We also have Saison à Trois, in collaboration with Cervejaria Invicta. We had two gold medals in South America this year with that beer. Its a classic saison, dry hopped with Saaz and with a hint of coriander seed.
And also this year we release a beer with Brewdog, called Hello my Name is Zé. It is also a passion fruit IPA, a mix between Maracujipa and Jack Hammer.
What is the Brazilian Craft Beer scene like? Is their a hunger for exploring more beer outside of traditional Pilsners?
Its is changing. But most of the breweries still rely on a good yellow lager as a starting point. But we are seeing a change, even more traditional Breweries are now trying IPAs and Imperial Stouts. And the number of beer fans is growing very fast, and as they try some imported beer, the want us to have the same approach. So that is helping to grow the scene.
So, we have many German focused breweries, but also many going in the American way, using tons of hops and attitude.
You collaborated with the UK’s own Brewdog Brewery on the beer ‘Hello My Name is Ze’. How did that come about?

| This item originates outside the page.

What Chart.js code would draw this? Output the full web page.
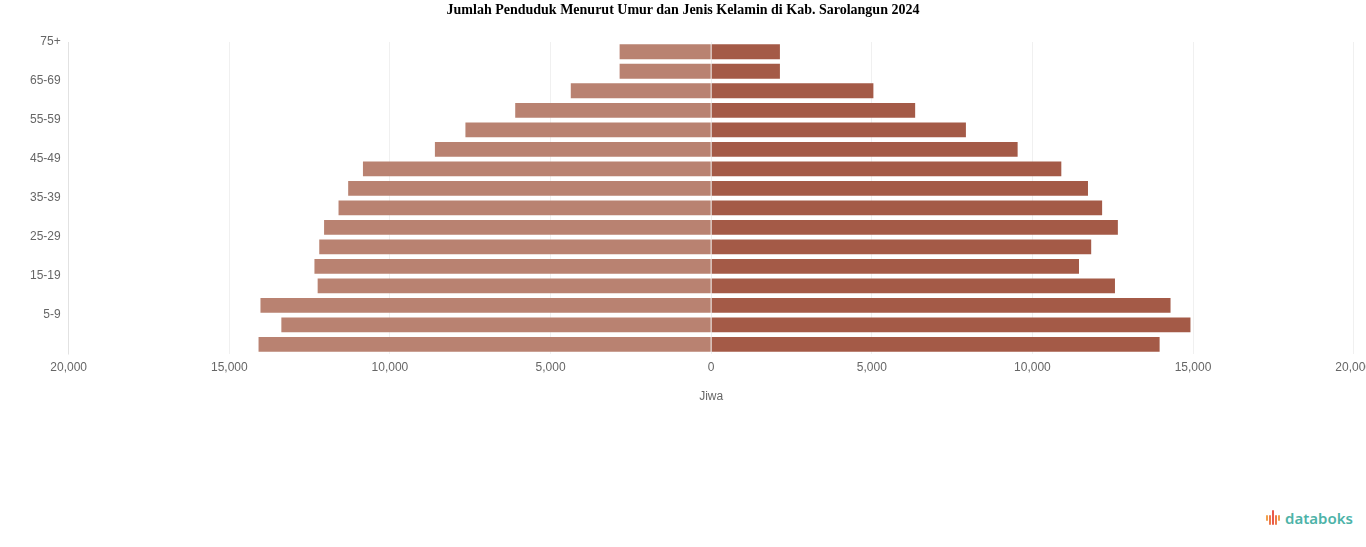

We all started as home brewers, so that helped us to get know and get along, when James from Brewdog was here in 2012. We love Brewdog beers, and their attitude. I still can’t believe we have made beers with Brewdog and Stillwater in 2014.
They wanted a local ingredient, and the Brazillian importer, Giba, loves Maracujipa. So, we decided to use passion fruit in a IPA, but with the Brewdog style, with loads of dry hopping. Its is a big success here in Brazil.
What is the personal experience like of creating a quality product and seeing people enjoying it?
That is probably the most important thing. Trying to create the best beer you can and see how people like that product. That is what keeps my head working, and all the 2 cabeças team! It is so crazy to see people drinking your beer and saying that one is one of best they tried in their whole life. The flip side is then having to deal with problems, bad bottles, also people not used to beer like this saying it is too bitter and therefore in their eyes not beer.
What does the future hold for 2 cabeças?
Good question! I would say more unique beers, more collaboration. Sharing beer with old friends, making new ones… that is the goal!
2 cabeças Beers are hard to get hold of in the UK – we suggested heading down to a Brewdog Bar and sampling a ‘Hello My Name is Ze’ or following our footsteps to Brazil and spending a few weeks sat in bars wearing linen suits.